We haven't even seen Star Wars: The Force Awakens but we (as in: humanity) don't need to in order to know that BB-8 is the break-out star. This soccer ball that thinks it is a robot is a masterpiece of evocative design that instantly evokes a galaxy far, far away. You see BB-8, even if only in silhouette, and you immediately think Star Wars. Rey and Finn and Poe's little pal is a hint of the continuing universe that will unfold with The Force Awakens, and a promise to fans that the filmmakers of the new films have a deep understanding of what makes Star Wars fun and mythic.

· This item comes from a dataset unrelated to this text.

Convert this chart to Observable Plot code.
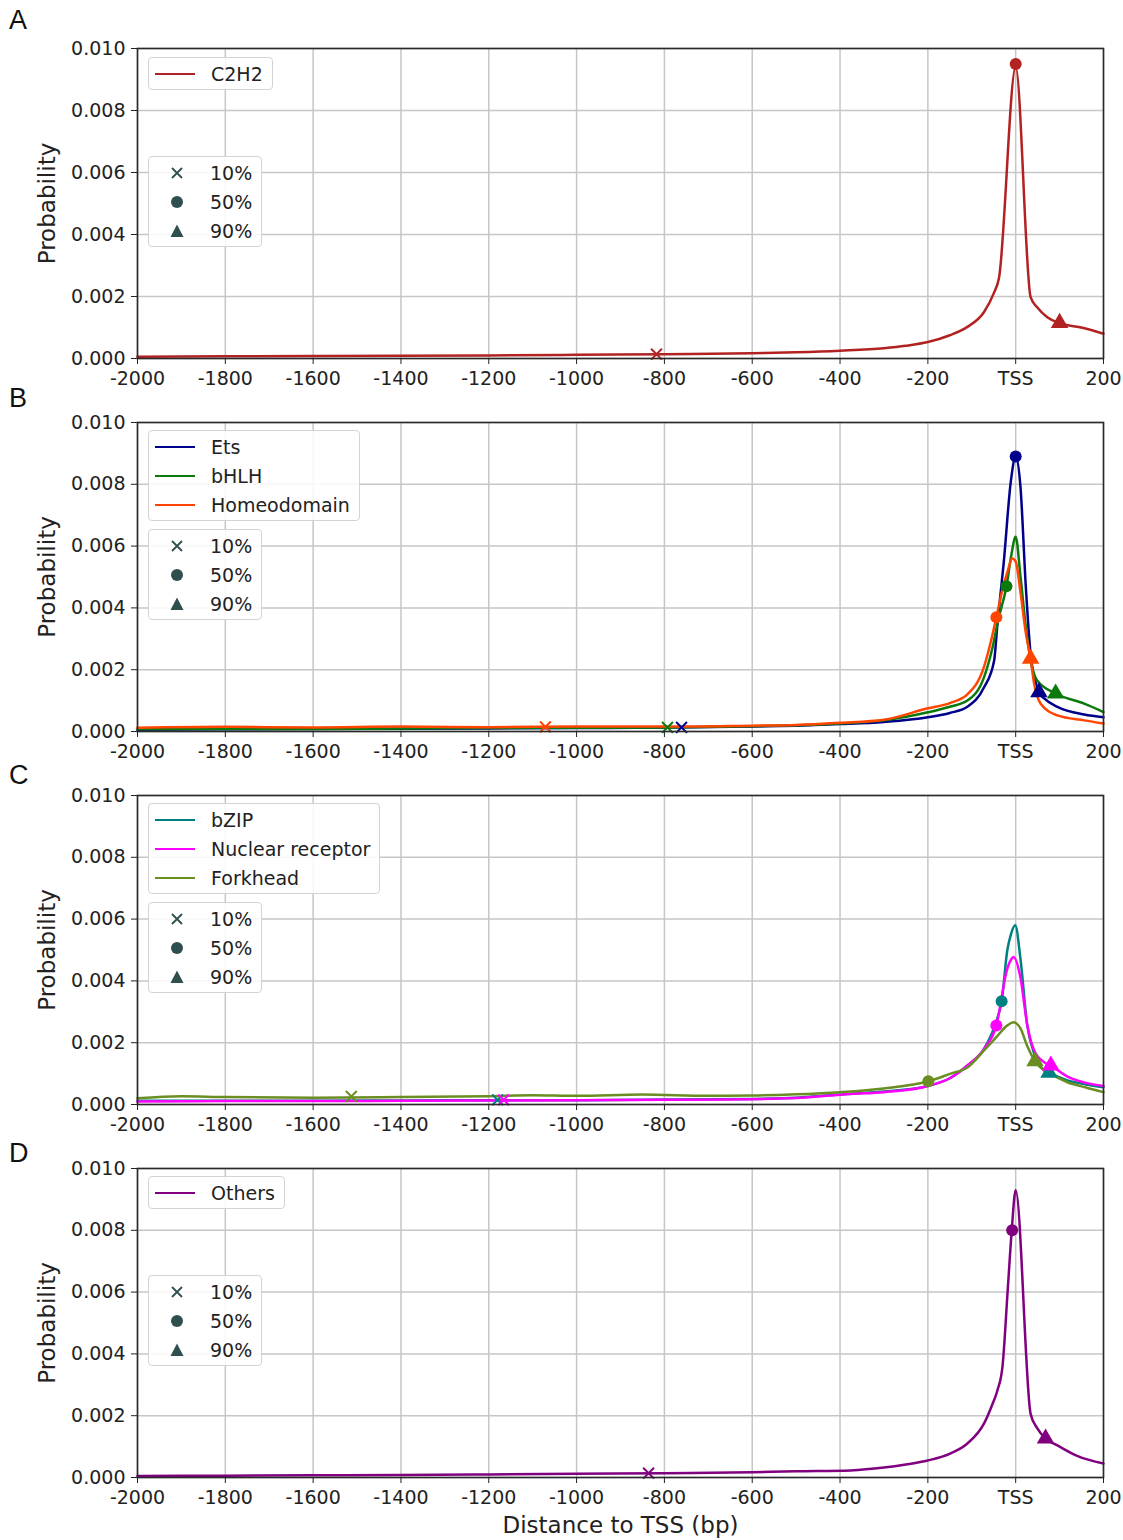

Peter Travers of Rolling Stone wrote that "no one can steal a scene from BB-8". The Hollywood Reporters Todd McCarthy explained that the droid "serves as a welcome robot reboot from the sidelined (but hardly vanquished) R2-D2", and Emmet Asher-Perrin of Tor.com described BB-8 as "the perfect hybrid of R2-D2 and WALL-E". Entertainment Weeklys Chris Nashawaty called BB-8 "that rolling gyroscopic weeble that, if possible, may out-cute R2-D2". Ann Hornaday wrote in The Washington Post that "BB-8, a roly-poly little WALL-E of a creature, rolls, beeps and blinks with such puppy-ish charisma that R2-D2 and C-3PO might want to call their agents to make sure they're in the next installment. Stephanie Zacharek of Time also praised BB-8:

Abrams and his team of designers and technicians introduce a new star ... A roly-poly cueball with a surprisingly expressive half-dome for a head—and a vocabulary of squeaks and squiggles that are more eloquent than mere words—BB-8 is both modernist and old-fashioned at once, a marvelous creation that could have sprung from the imagination of Jules Verne.

BB-8 appeared with several other Force Awakens characters on the December 2015 cover of Rolling Stone, and alone on the cover of the December 18, 2015 issue of The Hollywood Reporter. The droid was also featured alone on one of two alternate covers of the December 14, 2015, issue of Time (the other cover featuring R2-D2). This was the first time the magazine has offered two covers for editions worldwide. The Time cover photographer, Marco Grob, said, "The moment you meet BB-8, you almost build some form of weird human connection. It has this really cute way of looking at you."

The Force Awakens received seven Visual Effects Society Award nominations, including one for Outstanding Models in a Photoreal or Animated Project for BB-8.